Len Dawson, the Hall of Fame quarterback who played under Stram at Kansas City, also called him an innovator.
“He was responsible for doing a lot of the things in the ’60s that teams are still using now,” said Dawson, citing the moving pocket and the triple stack defense.
“His whole life was football that’s what he was born for, I think. He had a passion for it, not just a liking,” Dawson said. “He was really sincere when he talked about the team being a family. Everybody really loved him.”
Hall of Fame linebacker Willie Lanier, who played for the Chiefs under Stram, said his former coach was able to elevate his players to new levels of success.

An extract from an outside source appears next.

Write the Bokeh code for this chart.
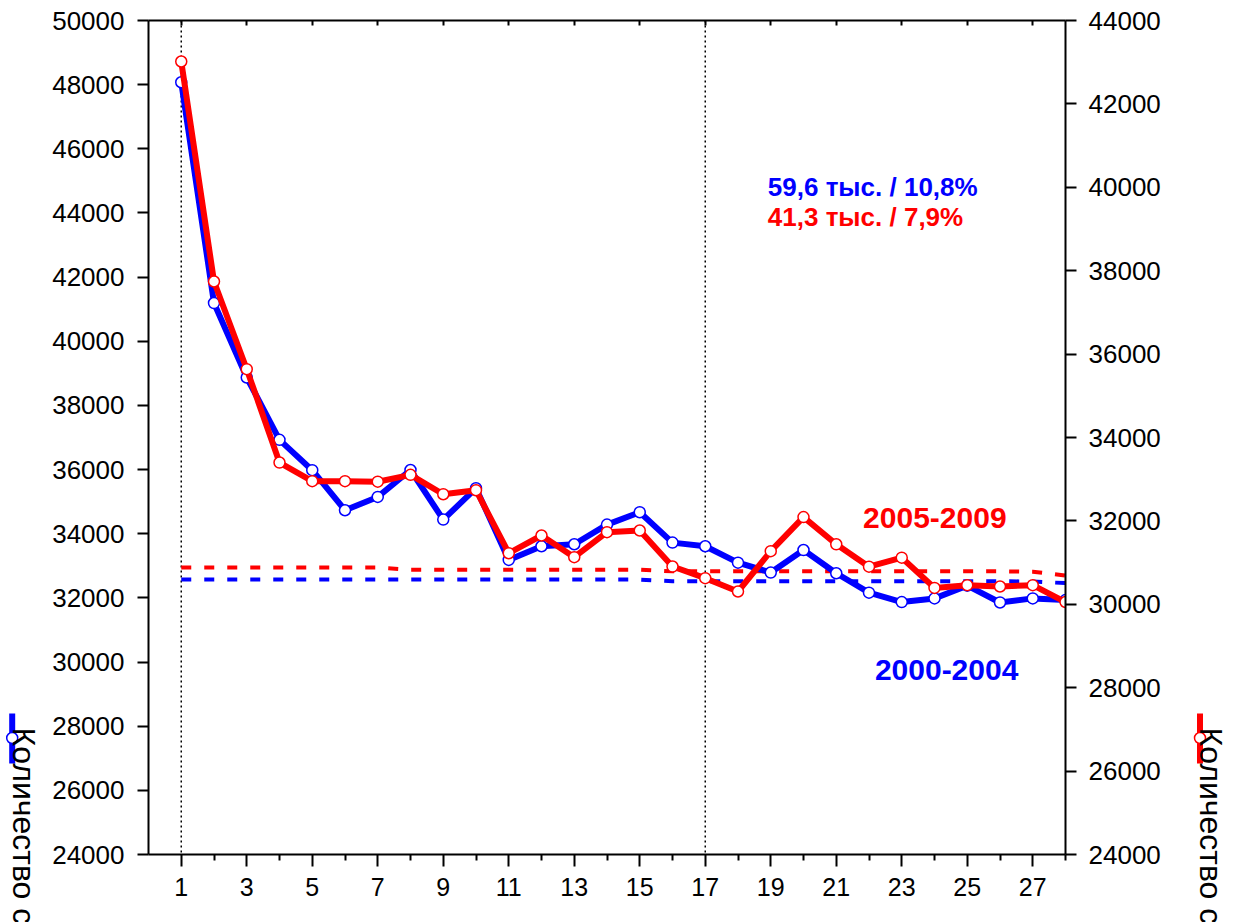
import math
from bokeh.plotting import figure
from bokeh.layouts import row
from bokeh.models import (Range1d, LinearAxis, FixedTicker, Span, Label,
                          ColumnDataSource)
from bokeh.embed import file_html
from bokeh.resources import INLINE

# ---------------- data ----------------
weeks = [1, 2, 3, 4, 5, 6, 7, 8, 9, 10, 11, 12, 13, 14,
         15, 16, 17, 18, 19, 20, 21, 22, 23, 24, 25, 26, 27, 28]

series_2000_2004 = [48075, 41192, 38871, 36927, 35981, 34732, 35148, 35986, 34440, 35420,
                    33183, 33610, 33672, 34285, 34671, 33723, 33610, 33099, 32790, 33492,
                    32768, 32162, 31869, 31984, 32380, 31857, 31984, 31931]

series_2005_2009 = [43017, 37741, 35638, 33400, 32952, 32952, 32940, 33105, 32640, 32736,
                    31225, 31650, 31130, 31729, 31770, 30906, 30626, 30307, 31274, 32091,
                    31439, 30902, 31118, 30393, 30458, 30427, 30458, 30055]

level_2000_2004 = [32570, 32570, 32570, 32570, 32570, 32570, 32570, 32570, 32570, 32570,
                   32570, 32570, 32570, 32570, 32570, 32520, 32520, 32520, 32520, 32520,
                   32520, 32520, 32520, 32520, 32520, 32520, 32510, 32460]

level_2005_2009 = [30880, 30880, 30880, 30880, 30880, 30880, 30880, 30830, 30830, 30830,
                   30830, 30830, 30830, 30830, 30830, 30790, 30790, 30790, 30790, 30790,
                   30790, 30790, 30790, 30790, 30790, 30790, 30780, 30690]

marker_weeks = [1, 17]

x_ticks = [1, 3, 5, 7, 9, 11, 13, 15, 17, 19, 21, 23, 25, 27]
x_minor = [2, 4, 6, 8, 10, 12, 14, 16, 18, 20, 22, 24, 26, 28]
left_ticks = [24000, 26000, 28000, 30000, 32000, 34000, 36000, 38000, 40000,
              42000, 44000, 46000, 48000, 50000]
right_ticks = [24000, 26000, 28000, 30000, 32000, 34000, 36000, 38000, 40000,
               42000, 44000]

label_blue = "2000-2004"
label_red = "2005-2009"
note_blue = "59,6 тыс. / 10,8%"
note_red = "41,3 тыс. / 7,9%"
axis_title = "Количество случаев"

BLUE = "#0000ff"
RED = "#ff0000"
FONT = "Liberation Sans"

TOTAL_H = 922
TOP = 20

src = ColumnDataSource(dict(x=weeks, b=series_2000_2004, r=series_2005_2009,
                            bl=level_2000_2004, rl=level_2005_2009))

p = figure(title=None, frame_width=917, frame_height=834,
           x_range=Range1d(0, 28), y_range=Range1d(24000, 50000),
           output_backend="svg", toolbar_location=None,
           min_border_left=100, min_border_right=105,
           min_border_top=TOP, min_border_bottom=TOTAL_H - TOP - 834,
           background_fill_color="white", border_fill_color="white")
p.outline_line_color = None
p.xgrid.visible = False
p.ygrid.visible = False
p.extra_y_ranges = {"right": Range1d(24000, 44000)}

# ---- axes ----
xa = p.xaxis[0]
xa.ticker = FixedTicker(ticks=x_ticks, minor_ticks=x_minor)
xa.major_tick_out = 12
xa.major_tick_in = 0
xa.minor_tick_out = 6
xa.minor_tick_in = 0
xa.major_label_standoff = 11

ya = p.yaxis[0]
ya.ticker = FixedTicker(ticks=left_ticks, minor_ticks=[])
ya.major_tick_out = 11
ya.major_tick_in = 0
ya.minor_tick_line_color = None
ya.major_label_standoff = 13

ra = LinearAxis(y_range_name="right",
                ticker=FixedTicker(ticks=right_ticks, minor_ticks=[]))
ra.major_tick_out = 11
ra.major_tick_in = 0
ra.minor_tick_line_color = None
ra.major_label_standoff = 12
p.add_layout(ra, "right")

ta = LinearAxis(ticker=FixedTicker(ticks=x_ticks, minor_ticks=[]))
ta.major_tick_out = 0
ta.major_tick_in = 5
ta.minor_tick_line_color = None
ta.major_label_text_font_size = "1px"
ta.major_label_text_color = None
ta.major_label_standoff = 0
p.add_layout(ta, "above")

for ax in [xa, ya, ra, ta]:
    ax.axis_line_width = 2
    ax.axis_line_color = "black"
    ax.major_tick_line_width = 2
    ax.minor_tick_line_width = 2
    ax.major_tick_line_color = "black"
    ax.major_label_text_font = FONT
for ax in [xa, ya, ra]:
    ax.major_label_text_color = "black"
for ax in [ya, ra]:
    ax.major_label_text_font_size = "26px"
xa.major_label_text_font_size = "25px"

# ---- vertical dotted markers ----
for w in marker_weeks:
    p.add_layout(Span(location=w, dimension="height", line_color="black",
                      line_width=1.5, line_dash="2 3", level="underlay"))

# ---- average levels (dashed) ----
p.line("x", "bl", source=src, line_color=BLUE, line_width=4, line_dash="10 13")
p.line("x", "rl", source=src, line_color=RED, line_width=4, line_dash="10 13",
       y_range_name="right")

# ---- main series ----
p.line("x", "b", source=src, line_color=BLUE, line_width=6, line_join="round")
p.scatter("x", "b", source=src, size=11, marker="circle", fill_color="white",
          line_color=BLUE, line_width=1.5)
p.line("x", "r", source=src, line_color=RED, line_width=6, line_join="round",
       y_range_name="right")
p.scatter("x", "r", source=src, size=11, marker="circle", fill_color="white",
          line_color=RED, line_width=1.5, y_range_name="right")

# ---- annotations ----
p.add_layout(Label(x=18.91, y=44820, text=note_blue, text_color=BLUE,
                   text_font=FONT, text_font_style="bold", text_font_size="26px",
                   text_baseline="alphabetic", text_align="left"))
p.add_layout(Label(x=18.91, y=43885, text=note_red, text_color=RED,
                   text_font=FONT, text_font_style="bold", text_font_size="26px",
                   text_baseline="alphabetic", text_align="left"))
p.add_layout(Label(x=21.82, y=34493, text=label_red, text_color=RED,
                   text_font=FONT, text_font_style="bold", text_font_size="30px",
                   text_baseline="alphabetic", text_align="left"))
p.add_layout(Label(x=22.18, y=29750, text=label_blue, text_color=BLUE,
                   text_font=FONT, text_font_style="bold", text_font_size="30px",
                   text_baseline="alphabetic", text_align="left"))


# ---- side strips: rotated axis titles with legend swatches (page pixel coordinates) ----
def side_strip(width, line_x, text_x, color):
    s = figure(title=None, frame_width=width, frame_height=TOTAL_H - TOP,
               x_range=Range1d(0, width), y_range=Range1d(TOTAL_H, TOP),
               output_backend="svg", toolbar_location=None,
               x_axis_type=None, y_axis_type=None,
               min_border=0, min_border_left=0, min_border_right=0,
               min_border_top=TOP, min_border_bottom=0,
               background_fill_color="white", border_fill_color="white")
    s.outline_line_color = None
    s.xgrid.visible = False
    s.ygrid.visible = False
    s.segment(x0=[line_x], y0=[713], x1=[line_x], y1=[763],
              line_color=color, line_width=6)
    s.scatter(x=[line_x], y=[737.5], size=11, marker="circle",
              fill_color="white", line_color=color, line_width=1.5)
    s.add_layout(Label(x=text_x, y=727, text=axis_title, angle=-math.pi / 2,
                       text_color="black", text_font=FONT, text_font_size="32px",
                       text_baseline="alphabetic", text_align="left"))
    return s


left_strip = side_strip(48, 11.7, 23, BLUE)
right_strip = side_strip(66, 29.5, 40, RED)

layout = row(left_strip, p, right_strip, spacing=0)
open("out.html", "w").write(file_html(layout, INLINE))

“All of us had a great joy in being able to experience the sport at the level we did because of his creative mind and the kind of personality that he put around you,” he said from his home in Midlothian, Va. “That allowed everyone to perform at levels higher than they would have without him.”
Hunt hired Stram, then an assistant at Miami, Fla., in 1959 after Oklahoma’s Bud Wilkinson and then-New York Giants assistant Tom Landry turned down the team.
“He had never been a head coach before and you never know how that’s going to work out. In our case it worked out tremendously. I think it worked out great for his career, too, because he ended up in the Pro Football Hall of Fame,” Hunt said. “He deserves to be there.”
Stram is survived by his wife Phyllis, sons Henry, Dale, Stu and Gary, daughters Julia and Mary Nell, and a sister, Dolly.
His sons said a private memorial service was being planned for later this week.
Long before the sideline minicams of the TV networks began to keep a camera on each team’s head coach, Stram’s ebullient shouts of “65 Power Toss Trap! 65 Power Toss Trap!” and “Keep matriculating the ball down the field, boys!” made him the de facto star of Super Bowl IV, thanks to NFL Films’ Super Bowl highlights series.